→ THE REQUEST:
Find the string "with" in the listing and report every line that has it.

→ INFORMATION SUPPLIED:
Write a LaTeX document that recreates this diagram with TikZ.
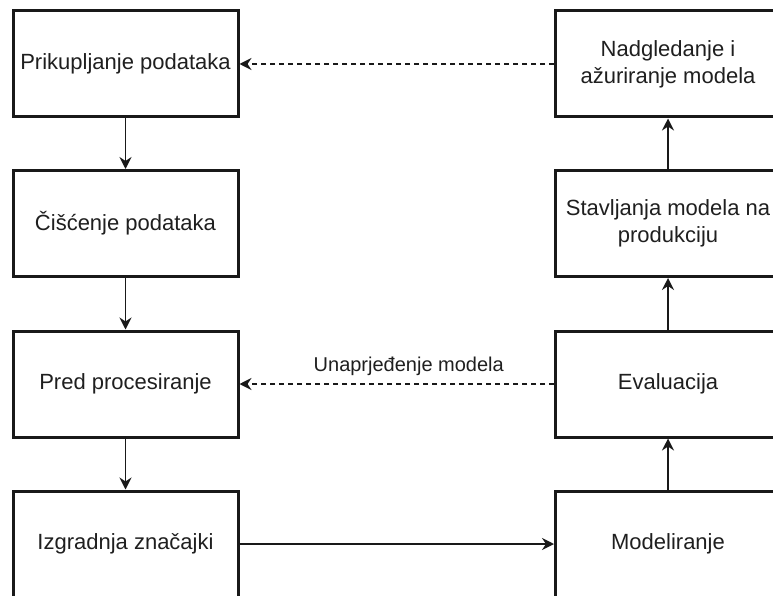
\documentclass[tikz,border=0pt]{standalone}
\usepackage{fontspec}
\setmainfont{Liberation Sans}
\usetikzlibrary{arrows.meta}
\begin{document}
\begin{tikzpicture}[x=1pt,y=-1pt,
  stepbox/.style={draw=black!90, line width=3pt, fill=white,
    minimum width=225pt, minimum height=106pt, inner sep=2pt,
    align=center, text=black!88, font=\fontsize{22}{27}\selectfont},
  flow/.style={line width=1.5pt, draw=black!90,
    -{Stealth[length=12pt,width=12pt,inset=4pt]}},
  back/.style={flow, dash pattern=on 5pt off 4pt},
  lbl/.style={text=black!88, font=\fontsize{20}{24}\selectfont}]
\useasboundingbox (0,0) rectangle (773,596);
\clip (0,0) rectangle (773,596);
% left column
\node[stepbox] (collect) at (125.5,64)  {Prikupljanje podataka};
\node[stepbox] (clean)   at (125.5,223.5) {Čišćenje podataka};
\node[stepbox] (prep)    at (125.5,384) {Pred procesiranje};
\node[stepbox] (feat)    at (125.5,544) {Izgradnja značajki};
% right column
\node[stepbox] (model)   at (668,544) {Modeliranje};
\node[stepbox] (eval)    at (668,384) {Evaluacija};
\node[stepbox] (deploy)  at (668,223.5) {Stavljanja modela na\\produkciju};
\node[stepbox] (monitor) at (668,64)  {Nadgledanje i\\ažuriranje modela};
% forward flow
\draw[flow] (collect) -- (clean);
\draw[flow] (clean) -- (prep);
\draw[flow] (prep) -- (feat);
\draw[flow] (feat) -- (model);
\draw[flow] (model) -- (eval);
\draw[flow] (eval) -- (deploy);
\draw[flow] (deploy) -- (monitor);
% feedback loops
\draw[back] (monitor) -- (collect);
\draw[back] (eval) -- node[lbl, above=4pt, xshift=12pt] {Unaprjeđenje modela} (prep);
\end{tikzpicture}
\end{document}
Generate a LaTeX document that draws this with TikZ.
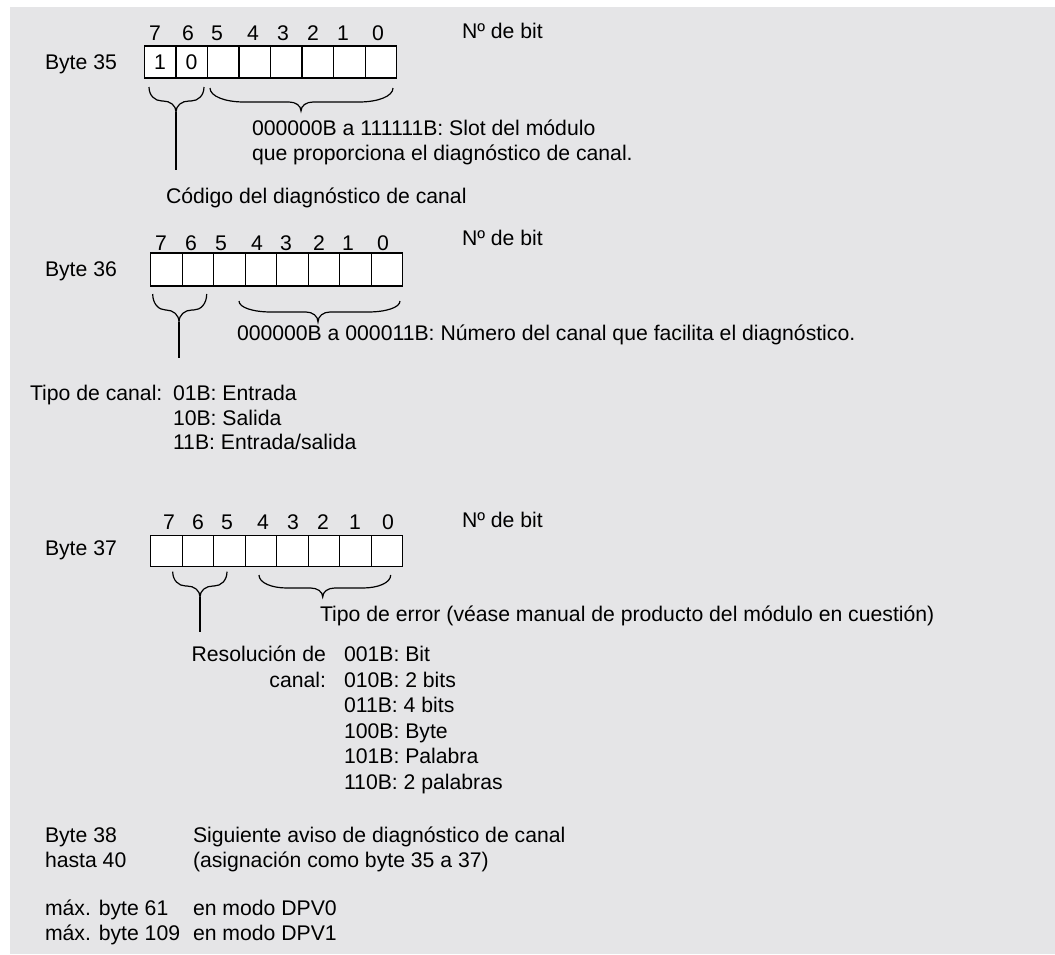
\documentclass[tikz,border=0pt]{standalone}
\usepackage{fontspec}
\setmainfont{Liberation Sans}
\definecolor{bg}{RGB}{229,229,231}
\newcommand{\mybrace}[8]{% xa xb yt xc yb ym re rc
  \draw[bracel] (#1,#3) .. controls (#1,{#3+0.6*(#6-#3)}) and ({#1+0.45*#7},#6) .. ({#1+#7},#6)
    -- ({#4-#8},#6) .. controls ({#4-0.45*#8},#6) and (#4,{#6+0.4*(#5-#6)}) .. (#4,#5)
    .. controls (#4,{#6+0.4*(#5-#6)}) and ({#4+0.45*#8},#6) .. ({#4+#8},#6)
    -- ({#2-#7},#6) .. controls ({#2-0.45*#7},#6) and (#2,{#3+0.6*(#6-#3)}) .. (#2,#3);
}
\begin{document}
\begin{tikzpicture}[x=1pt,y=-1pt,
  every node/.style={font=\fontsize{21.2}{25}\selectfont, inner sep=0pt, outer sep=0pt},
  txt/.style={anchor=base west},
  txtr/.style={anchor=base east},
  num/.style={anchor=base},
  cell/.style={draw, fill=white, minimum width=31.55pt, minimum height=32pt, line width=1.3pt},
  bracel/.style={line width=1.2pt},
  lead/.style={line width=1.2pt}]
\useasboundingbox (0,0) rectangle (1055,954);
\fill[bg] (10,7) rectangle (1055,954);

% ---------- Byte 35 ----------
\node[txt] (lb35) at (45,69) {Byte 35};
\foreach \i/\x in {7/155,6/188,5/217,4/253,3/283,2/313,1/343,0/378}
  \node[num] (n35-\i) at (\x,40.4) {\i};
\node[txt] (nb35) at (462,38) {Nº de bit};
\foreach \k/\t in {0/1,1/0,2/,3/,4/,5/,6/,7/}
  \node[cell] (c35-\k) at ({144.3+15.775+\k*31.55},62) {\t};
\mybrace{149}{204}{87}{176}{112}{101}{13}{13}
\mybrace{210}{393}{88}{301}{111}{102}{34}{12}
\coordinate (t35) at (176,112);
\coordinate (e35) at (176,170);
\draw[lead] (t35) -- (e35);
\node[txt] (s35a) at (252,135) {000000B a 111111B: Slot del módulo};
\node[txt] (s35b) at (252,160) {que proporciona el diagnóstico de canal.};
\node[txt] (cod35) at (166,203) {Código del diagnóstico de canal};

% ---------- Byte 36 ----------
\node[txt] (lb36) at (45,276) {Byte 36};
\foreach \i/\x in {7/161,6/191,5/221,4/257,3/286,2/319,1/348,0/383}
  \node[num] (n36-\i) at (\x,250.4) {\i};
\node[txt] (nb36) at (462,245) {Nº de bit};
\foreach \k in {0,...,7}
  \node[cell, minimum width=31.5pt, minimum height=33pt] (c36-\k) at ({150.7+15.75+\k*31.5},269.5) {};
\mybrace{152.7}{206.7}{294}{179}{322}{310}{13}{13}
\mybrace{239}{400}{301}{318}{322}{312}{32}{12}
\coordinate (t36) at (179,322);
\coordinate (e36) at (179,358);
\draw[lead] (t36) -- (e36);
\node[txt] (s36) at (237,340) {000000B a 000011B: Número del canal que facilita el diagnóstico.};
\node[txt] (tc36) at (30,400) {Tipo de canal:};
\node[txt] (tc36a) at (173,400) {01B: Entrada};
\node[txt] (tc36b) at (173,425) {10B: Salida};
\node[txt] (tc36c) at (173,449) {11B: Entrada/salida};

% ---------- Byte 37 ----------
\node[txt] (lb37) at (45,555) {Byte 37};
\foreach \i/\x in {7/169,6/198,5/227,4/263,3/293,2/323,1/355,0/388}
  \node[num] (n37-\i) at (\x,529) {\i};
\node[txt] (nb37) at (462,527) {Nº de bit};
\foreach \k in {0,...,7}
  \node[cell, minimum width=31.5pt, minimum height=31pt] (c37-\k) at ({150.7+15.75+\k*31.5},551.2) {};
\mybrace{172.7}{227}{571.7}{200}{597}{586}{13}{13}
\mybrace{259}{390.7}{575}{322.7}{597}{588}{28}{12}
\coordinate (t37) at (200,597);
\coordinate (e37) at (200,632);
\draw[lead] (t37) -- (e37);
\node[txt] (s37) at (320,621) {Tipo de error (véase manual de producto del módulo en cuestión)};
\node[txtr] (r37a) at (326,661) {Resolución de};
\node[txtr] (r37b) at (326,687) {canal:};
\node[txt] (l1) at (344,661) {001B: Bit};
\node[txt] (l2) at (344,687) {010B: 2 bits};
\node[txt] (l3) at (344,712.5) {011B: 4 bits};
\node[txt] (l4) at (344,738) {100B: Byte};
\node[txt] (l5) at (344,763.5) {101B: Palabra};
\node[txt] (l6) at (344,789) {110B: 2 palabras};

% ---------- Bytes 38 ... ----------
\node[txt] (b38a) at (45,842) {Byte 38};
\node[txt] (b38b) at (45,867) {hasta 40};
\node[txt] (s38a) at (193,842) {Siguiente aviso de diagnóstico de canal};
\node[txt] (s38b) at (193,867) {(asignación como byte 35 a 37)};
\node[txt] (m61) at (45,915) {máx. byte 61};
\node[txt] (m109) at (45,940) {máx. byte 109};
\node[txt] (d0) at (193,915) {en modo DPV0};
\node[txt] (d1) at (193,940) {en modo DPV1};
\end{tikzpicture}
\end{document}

→ TASK ANSWER:
Write a LaTeX document that recreates this diagram with TikZ.
Generate a LaTeX document that draws this with TikZ.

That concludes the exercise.